Today I'd like to discuss an article that always comes up in Google when searching for SQRL. Debunking SQRL on the Security Stack Exchange Blog.
I find it disheartening that an article that frankly has a lot of misleading "facts" is ranked high in Google, and I was hoping we could discuss about improving or removing it, so to prevent misinformation.
(If you don't believe me, check out the comments on that article).
Passwords are convenient. They do not require users to carry around additional equipment for authentication.
No they aren't. Secure passwords are anything but convenient. If your passwords aren't secure + you aren't using additional equipment for authentication (namely, multifactor authentication), then you are easily compromised and we can stop the discussion there.
Password authentication is easy to setup. There are countless libraries in every single programming language out there designed to assist you with the task.
Well, of course. The specs are still being finalized and discussed. That said, there are already libraries and clients for SQRL in various languages. (nodejs, PHP, Java, various implementations and clients). So again, that claim doesn't really hold.

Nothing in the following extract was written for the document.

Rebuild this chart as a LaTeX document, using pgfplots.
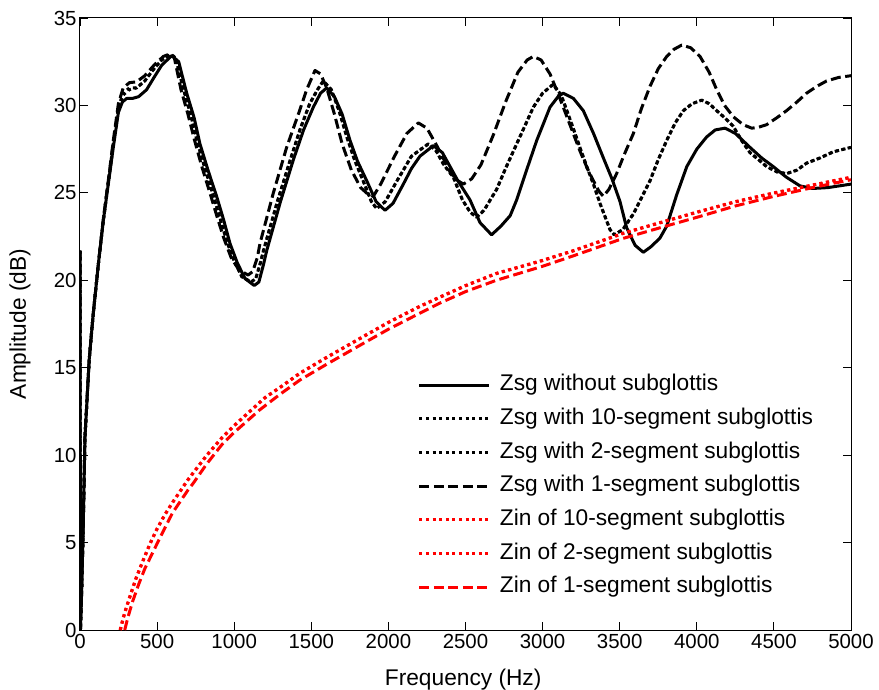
\documentclass[border=0pt]{standalone}
\usepackage{pgfplots}
\pgfplotsset{compat=1.18}
\usepackage{pgfplotstable}
\usepackage{fontspec}
\setmainfont{Liberation Sans}
\newcommand\tickfont{\fontsize{20.5}{24}\selectfont}
\newcommand\labfont{\fontsize{22.8}{27}\selectfont}

\pgfplotstableread{
f a
0 21.7
3 0
10 2.0
20 5.5
32 11.0
60 15.5
86 18.1
120 21.0
151 23.4
185 25.6
216 27.6
249 29.6
275 30.2
303 30.4
340 30.4
380 30.5
432 30.9
480 31.6
530 32.3
595 32.85
640 32.5
692 30.7
740 29.3
778 27.8
830 26.3
886 24.8
930 23.5
973 22.1
1020 21.0
1070 20.1
1130 19.7
1160 19.9
1190 20.9
1211 21.7
1300 24.5
1384 26.9
1450 28.6
1513 29.9
1560 30.7
1600 31.0
1650 30.5
1700 29.5
1751 28.0
1800 26.8
1859 25.7
1920 24.5
1978 24.0
2030 24.4
2097 25.5
2150 26.4
2205 27.1
2292 27.7
2350 27.3
2400 26.5
2450 25.7
2529 24.6
2594 23.3
2669 22.6
2730 23.1
2790 23.7
2832 24.6
2900 26.4
2962 28.0
3048 29.9
3100 30.5
3134 30.7
3200 30.4
3264 29.7
3330 28.4
3394 27.0
3450 25.8
3502 24.5
3545 23.0
3600 22.0
3653 21.6
3700 21.9
3760 22.4
3805 23.1
3870 24.9
3935 26.5
4000 27.5
4064 28.2
4120 28.6
4183 28.7
4250 28.4
4345 27.6
4420 27.0
4496 26.5
4580 25.9
4669 25.4
4750 25.25
4850 25.3
5000 25.5
}\solid

\pgfplotstableread{
f a
0 21.7
3 0
10 2.0
20 5.5
32 11.0
60 15.5
86 18.1
120 21.0
151 23.4
185 25.7
216 27.8
249 29.9
280 30.7
320 31.0
367 31.0
420 31.4
480 32.1
530 32.6
584 32.9
620 32.7
672 30.9
720 29.4
758 28.0
810 26.4
866 24.8
910 23.5
953 22.2
1000 21.1
1050 20.2
1110 19.9
1140 20.1
1170 21.0
1190 21.7
1280 24.5
1364 26.9
1430 28.7
1490 30.1
1540 30.9
1578 31.4
1630 30.9
1680 29.7
1730 28.2
1780 26.9
1840 25.6
1890 24.5
1924 24.1
1980 24.5
2050 25.6
2150 27.1
2259 27.8
2310 27.4
2360 26.6
2421 25.9
2480 24.6
2530 23.9
2572 23.6
2620 24.0
2702 25.2
2760 26.4
2832 27.8
2940 29.9
3000 30.7
3068 31.2
3120 30.6
3178 29.2
3230 27.9
3286 26.5
3330 25.5
3372 24.4
3437 22.9
3465 22.6
3520 22.9
3589 23.8
3640 24.7
3697 25.7
3750 26.9
3805 28.0
3860 29.0
3913 29.7
3970 30.1
4032 30.3
4080 30.1
4129 29.7
4180 29.3
4237 28.8
4290 28.0
4345 27.3
4400 26.9
4453 26.5
4520 26.2
4582 26.1
4650 26.3
4712 26.7
4800 27.0
4886 27.35
5000 27.6
}\dotA

\pgfplotstableread{
f a
0 21.7
3 0
10 2.0
20 5.5
32 11.0
60 15.5
86 18.1
120 21.0
151 23.4
185 25.7
216 27.8
249 29.9
280 30.6
320 30.9
367 31.0
420 31.4
480 32.1
530 32.6
584 32.9
620 32.7
672 30.9
720 29.4
758 28.0
810 26.4
866 24.8
910 23.5
953 22.2
1000 21.1
1050 20.2
1110 19.9
1140 20.1
1170 21.0
1190 21.7
1280 24.5
1364 26.9
1430 28.7
1490 30.1
1540 30.9
1578 31.4
1630 30.9
1680 29.7
1730 28.2
1780 26.9
1840 25.6
1890 24.5
1924 24.1
1980 24.5
2050 25.6
2150 27.1
2259 27.8
2310 27.4
2360 26.6
2421 25.9
2480 24.6
2530 23.9
2572 23.6
2620 24.0
2702 25.2
2760 26.4
2832 27.8
2940 29.9
3000 30.7
3068 31.2
3120 30.6
3178 29.2
3230 27.9
3286 26.5
3330 25.5
3372 24.4
3437 22.9
3465 22.6
3520 22.9
3589 23.8
3640 24.7
3697 25.7
3750 26.9
3805 28.0
3860 29.0
3913 29.7
3970 30.1
4032 30.3
4080 30.1
4129 29.7
4180 29.3
4237 28.8
4290 28.0
4345 27.3
4400 26.9
4453 26.5
4520 26.2
4582 26.1
4650 26.3
4712 26.7
4800 27.0
4886 27.35
5000 27.6
}\dotB

\pgfplotstableread{
f a
0 21.7
3 0
10 2.0
20 5.5
32 11.0
60 15.5
86 18.1
120 21.0
151 23.5
185 25.8
216 28.0
249 30.1
280 31.0
320 31.3
367 31.35
420 31.7
480 32.3
540 32.8
584 32.95
610 32.8
655 30.9
700 29.5
740 28.1
790 26.5
846 24.9
890 23.6
933 22.4
980 21.3
1030 20.6
1090 20.3
1120 20.5
1150 21.3
1167 22.1
1254 25.0
1340 27.6
1420 29.6
1470 30.9
1524 32.0
1560 31.8
1600 31.0
1650 29.5
1700 27.8
1760 26.3
1820 25.3
1870 24.9
1902 24.8
1950 25.5
2040 27.1
2120 28.4
2194 29.0
2250 28.7
2320 27.6
2400 26.2
2450 25.7
2486 25.5
2540 25.8
2600 26.6
2680 28.3
2760 30.2
2840 31.9
2900 32.6
2940 32.8
2990 32.6
3048 31.8
3090 30.9
3134 29.9
3190 28.6
3242 27.4
3290 26.4
3329 25.7
3365 25.1
3394 24.8
3430 25.2
3480 26.1
3530 27.2
3589 28.4
3640 29.8
3697 31.1
3750 32.1
3805 32.8
3850 33.2
3902 33.45
3960 33.3
4021 32.8
4080 31.9
4129 30.9
4180 30.0
4237 29.35
4300 28.9
4356 28.7
4400 28.75
4453 28.9
4520 29.3
4582 29.7
4650 30.2
4712 30.7
4780 31.1
4842 31.4
4920 31.6
5000 31.7
}\dashA

\pgfplotstableread{
f a
260 0
280 0.7
300 1.3
330 2.1
360 2.9
400 3.8
454 4.96
500 5.8
550 6.6
600 7.3
700 8.6
822 10.0
920 11.0
1000 11.7
1100 12.5
1200 13.3
1300 13.9
1427 14.7
1600 15.6
1859 16.9
2000 17.6
2200 18.5
2335 19.05
2500 19.7
2700 20.4
2983 21.1
3200 21.7
3524 22.7
3800 23.4
4000 23.9
4250 24.5
4500 25.0
4750 25.45
5000 25.9
}\redA

\pgfplotstableread{
f a
262 0
282 0.7
302 1.3
332 2.1
362 2.9
402 3.8
456 4.95
500 5.78
550 6.58
600 7.28
700 8.58
822 9.98
920 10.98
1000 11.68
1100 12.48
1200 13.28
1300 13.88
1427 14.68
1600 15.58
1859 16.88
2000 17.58
2200 18.48
2335 19.03
2500 19.68
2700 20.38
2983 21.08
3200 21.68
3524 22.68
3800 23.38
4000 23.88
4250 24.48
4500 24.98
4750 25.43
5000 25.88
}\redB

\pgfplotstableread{
f a
290 0
310 0.7
340 1.6
380 2.6
420 3.5
470 4.4
520 5.3
600 6.7
700 8.0
735 8.4
822 9.5
920 10.6
1000 11.3
1167 12.6
1300 13.5
1427 14.3
1600 15.2
1859 16.5
2000 17.2
2200 18.1
2335 18.7
2500 19.35
2700 20.0
3000 20.8
3200 21.4
3524 22.4
3800 23.1
4000 23.6
4250 24.25
4500 24.8
4750 25.3
5000 25.75
}\redC

\begin{document}
\begin{tikzpicture}
\begin{axis}[
  scale only axis, width=771bp, height=612bp,
  xmin=0, xmax=5000, ymin=0, ymax=35,
  xtick={0,500,...,5000}, ytick={0,5,...,35},
  tick align=inside, xtick pos=both, ytick pos=both,
  major tick length=8bp,
  scaled x ticks=false,
  /pgf/number format/1000 sep={},
  /pgf/number format/assume math mode=true,
  tick label style={font=\tickfont},
  xticklabel style={yshift=-1bp},
  axis line style={line width=1bp},
  every tick/.style={black, line width=0.9bp},
  xlabel={Frequency (Hz)}, ylabel={Amplitude (dB)},
  label style={font=\labfont},
  xlabel style={at={(axis description cs:0.497,-0.0817)}, anchor=center},
  ylabel style={at={(axis description cs:-0.0778,0.5)}, anchor=center},
  legend image code/.code={\draw[#1] (0bp,0bp) -- (70bp,0bp);},
  legend cell align=left,
  legend style={draw=none, fill=none, at={(axis description cs:0.438,0.4175)}, anchor=north west,
    font=\labfont, inner sep=0pt, row sep=12.7bp,
    nodes={inner sep=0pt, text height=16bp, text depth=5bp},
    /tikz/every odd column/.append style={column sep=9bp}},
]
\addplot[black, line width=3bp, line join=round] table[x=f,y=a] {\solid};
\addlegendentry{Zsg without subglottis}
\addplot[black, line width=3bp, line join=round, dash pattern=on 3bp off 3.6bp] table[x=f,y=a] {\dotA};
\addlegendentry{Zsg with 10-segment subglottis}
\addplot[black, line width=3bp, line join=round, dash pattern=on 3bp off 3.6bp] table[x=f,y=a] {\dotB};
\addlegendentry{Zsg with 2-segment subglottis}
\addplot[black, line width=3bp, line join=round, dash pattern=on 10bp off 4.5bp] table[x=f,y=a] {\dashA};
\addlegendentry{Zsg with 1-segment subglottis}
\addplot[red, line width=3bp, line join=round, dash pattern=on 3bp off 3.6bp] table[x=f,y=a] {\redA};
\addlegendentry{Zin of 10-segment subglottis}
\addplot[red, line width=3bp, line join=round, dash pattern=on 3bp off 3.6bp] table[x=f,y=a] {\redB};
\addlegendentry{Zin of 2-segment subglottis}
\addplot[red, line width=3bp, line join=round, dash pattern=on 10bp off 4.5bp] table[x=f,y=a] {\redC};
\addlegendentry{Zin of 1-segment subglottis}
\end{axis}
\pgfresetboundingbox
\path[use as bounding box] ([shift={(-80bp,-60bp)}]current axis.south west) rectangle ([shift={(28bp,18bp)}]current axis.north east);
\end{tikzpicture}
\end{document}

Most importantly, passwords can be secure if used in the right way. In this case, the “right way” involves users using long, unique and randomly generated passwords for each application and that the application stores passwords hashed with a strong algorithm like bcrypt, scrypt or pbkdf2.
True, on the other hand, password-based systems are very very easy to get wrong. Storing a password in plain text is a lot easier to be aware of and learn than using a strong cryptographic hash with a salt and a good cost parameter.
Not to mention that the user has the use a secure password (or be forced to, which is poor UX) for the whole system to be worth anything.
What Gibson describes as an advantage to his scheme I consider a huge weakness. Consider a traditional username/password authentication process. What happens when my password gets compromised? I simply request for a password reset through another (hopefully still secure) medium such as my email address. This is impossible with Gibson’s scheme. If my SQRL master key gets compromised, there is absolutely no way for the application to verify my identity through another medium. Sure, the application could associate my SQRL key with a particular email address or similar, but that would defeat one of the supposed advantages of the SQRL scheme in the first place.
Again, wrong. There's nothing in the specs forbidding a service to provide other means of authentication in case your SQRL path is compromised. Just like Stack Exchange allows you to link multiple credential sets to your account (so that if your Google account is compromised, you can still access the site through your Facebook account, and unlink Google from your account). This is still very possible with SQRL.
The proposed SQRL scheme derives all application specific keys from a single master key. This essentially provides a single juicy target for attackers to go after. Remember how Mat Honan got his online life ruined due to interconnected accounts? Imagine that but with all your online identities. All your identities are belong to us.
The example does list a smartphone as where your private is stored. But that's not in the spec. The client can be a smartphone, the user's own computer, a linux server in Sweden, or a Raspberry Pi with a client on in. Also, if you use a password manager (which you do, because if you don't, you're either a savant which, you know, good for you, or your passwords are insecure to begin with)
If my LastPass master key gets compromised, the same "All your identities are belong to us" crisis is to be expected.
People also have the tendency to misplace their smartphones. When combined with the previous point of no other means to identify yourself to the application, this would be a very good way of locking yourself out of your “house”
Well, when people start realizing that their phones hold a lot of information about them, information they don't want to "misplace" or have fallen into the wrong hand, they'll keep better care of it. Also, SQRL does give you the ability to backup your key for a rainy day.
So, for example, a phishing site can display an authentic login QR code which logs in the attacker instead of the user. Gibson is confident that users will see the name of the bank or store or site on the phone app during authentication and will therefore exercise sufficient vigilance to thwart attacks. History suggests this unlikely, and the more reasonable expectation is that seeing the correct name on the app will falsely reassure the user into thinking that the site is legitimate because it was able to trigger the familiar login request on the phone.
I read this, and I ask myself if the writer has read the SQRL spec (or even just the example)
If falsebank.com provides me with a login QR code taken directly from bank.com, my client will send a login request to bank.com, not to falsebank.com. If falsebank.com shows me a QR code for falsebank.com, they learns nothing about my relationship with bank.com, so I really don't understand the point being made here.
I apologize if I hurt anyone, but that article is one big misinformation. That's not to say that there aren't flaws with SQRL (namely, if you lose your private and haven't backed it up. This weakness also applies to master keys found with password managers, so we haven't made the situation any worse).
I want to ask we remove that article, because it
- is misleading
- ranks high on Google searches for SQRL
- reduces the site's reputation with actual experts.